Photonic Inc.
Overview
Uses photons as interconnects to link silicon spin qubits into a distributed quantum network over existing telecom fibre. Combines the precision of spin qubits with the networking capability of photons.
0Key Milestones
- 2016: Founded by Dr. Stephanie Simmons (Simon Fraser University)
- 2023: Raised C$100M+ in Series B
- 2024: Cleared DARPA US2QC Stage B review
- 2025: Received C$23M from Canadian Critical Quantum Computing Programme (CQCP)
Technology Approach
Photonic takes a hybrid approach: silicon spin qubits for computation, photons for communication between them. The spin qubits (T centres in silicon) emit photons naturally, which can travel through standard telecom fibre optic cables.
This means Photonic’s quantum computer could be distributed across a network — multiple smaller quantum processors connected by fibre optics, rather than one enormous chip that’s impossible to cool and control.
Why It’s Interesting
Most quantum networking approaches require exotic transducers to convert between qubit types and photons. Photonic’s T centres emit telecom-wavelength photons directly — no conversion needed.
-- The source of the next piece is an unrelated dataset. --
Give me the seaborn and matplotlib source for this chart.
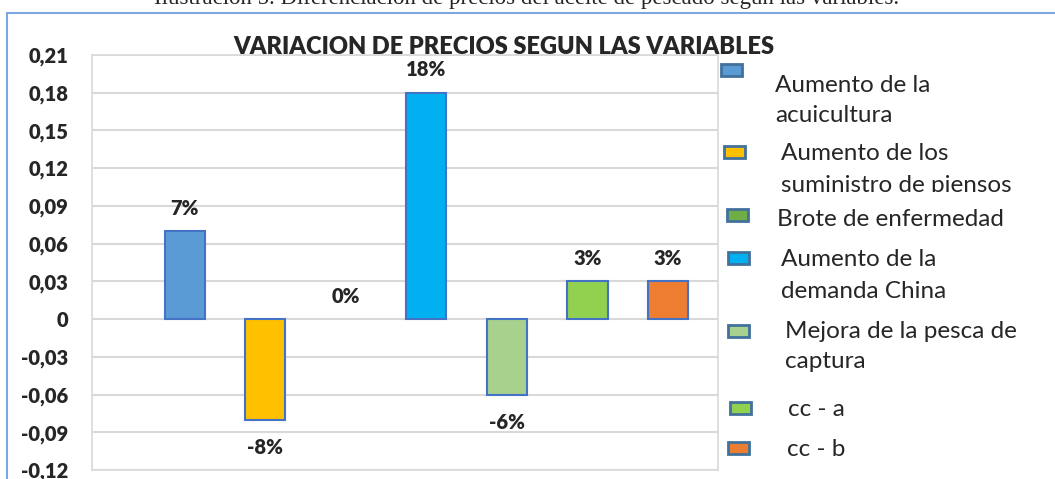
import matplotlib
matplotlib.use("Agg")
import matplotlib.pyplot as plt
import seaborn as sns
from matplotlib.patches import Rectangle
from matplotlib.transforms import Bbox

# data
categories = ["Aumento de la acuicultura", "Aumento de los suministro de piensos",
              "Brote de enfermedad", "Aumento de la demanda China",
              "Mejora de la pesca de captura", "cc - a", "cc - b"]
values = [0.07, -0.08, 0.0, 0.18, -0.06, 0.03, 0.03]
value_labels = ["7%", "-8%", "0%", "18%", "-6%", "3%", "3%"]
colors = ["#5B9BD5", "#FFC000", "#70AD47", "#00B0F0", "#A9D18E", "#92D050", "#ED7D31"]
legend_lines = [["Aumento de la", "acuicultura"],
                ["Aumento de los", "suministro de piensos"],
                ["Brote de enfermedad"],
                ["Aumento de la", "demanda China"],
                ["Mejora de la pesca de", "captura"],
                ["cc - a"],
                ["cc - b"]]
yticks = [-0.12, -0.09, -0.06, -0.03, 0, 0.03, 0.06, 0.09, 0.12, 0.15, 0.18, 0.21]
ytick_labels = ["-0,12", "-0,09", "-0,06", "-0,03", "0", "0,03", "0,06",
                "0,09", "0,12", "0,15", "0,18", "0,21"]
title = "VARIACION DE PRECIOS SEGUN LAS VARIABLES"
caption = "Ilustración 5. Diferenciación de precios del aceite de pescado según las variables."

sns.set_style("white")
plt.rcParams["font.family"] = ["Lato", "DejaVu Sans"]

W, H = 1055, 479
fig = plt.figure(figsize=(W / 100, H / 100), dpi=100)
ax = fig.add_axes([92 / W, 1 - 470 / H, (718 - 92) / W, (470 - 55) / H])

sns.barplot(x=categories, y=values, hue=categories, palette=colors, legend=False,
            width=0.5, saturation=1, edgecolor="#4472C4", linewidth=1.5, ax=ax)
for p in ax.patches:
    if p.get_height() == 0:
        p.set_linewidth(0)

ax.set_xlim(-1.15, 6.62)
ax.set_ylim(-0.12, 0.21)
ax.set_yticks(yticks)
ax.set_yticklabels(ytick_labels, fontsize=14.5, fontweight="heavy")
ax.tick_params(axis="y", length=0, pad=17)
ax.set_xticks([])
ax.set_xlabel("")
ax.set_ylabel("")
ax.grid(axis="y", color="#D9D9D9", linewidth=1.5)
ax.set_axisbelow(True)
for s in ax.spines.values():
    s.set_color("#D9D9D9")
    s.set_linewidth(1.2)

# data labels
for i, (v, lab) in enumerate(zip(values, value_labels)):
    off = 23 if v >= 0 else -28
    ax.annotate(lab, (i, v), xytext=(0, off * 0.72), textcoords="offset points",
                ha="center", va="center", fontsize=14.5, fontweight="heavy")

# title
fig.text(504 / W, 1 - 47 / H, title, ha="center", va="center",
         fontsize=17, fontweight="heavy")

# caption partly cut at the top
fig.text(527 / W, 1 - 4 / H, caption, ha="center", va="baseline",
         fontsize=16.5, family="Liberation Serif")

# outer frame
fig.add_artist(Rectangle((7 / W, -0.1), 1.2, 1.1 - 13 / H, transform=fig.transFigure,
                         fill=False, edgecolor="#7EA6E0", linewidth=1.5))

# legend, drawn by hand
marker_y = [70, 152, 215, 258, 331, 408, 448]
marker_x = [721, 724, 727, 728, 728, 730, 728]
text_x = [775, 781, 777, 781, 785, 788, 787]
text_y = [[85, 115], [153, 185], [219], [260, 292], [332, 362], [410], [450]]
clip = Bbox.from_extents(0, H - 192, W, H)
for i in range(len(categories)):
    fig.add_artist(Rectangle((marker_x[i] / W, 1 - (marker_y[i] + 6) / H), 21 / W, 12 / H,
                             transform=fig.transFigure, facecolor=colors[i],
                             edgecolor="#41719C", linewidth=2))
    for line, ty in zip(legend_lines[i], text_y[i]):
        t = fig.text(text_x[i] / W, 1 - ty / H, line, ha="left", va="center", fontsize=17.5)
        if i == 1:
            t.set_clip_box(clip)
            t.set_clip_on(True)

fig.savefig("out.png", dpi=100)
This is a significant engineering simplification.
The approach also leverages existing telecom infrastructure (fibre optic cables are already everywhere), potentially making quantum networking cheaper to deploy.
Competitive Position
Strengths: DARPA-backed, naturally networkable qubits, leverages existing telecom infrastructure, strong Canadian quantum ecosystem support.
Challenges: Very early stage — no public qubit count or gate fidelity results. Silicon T centres are a relatively unexplored technology. Competing against more mature approaches.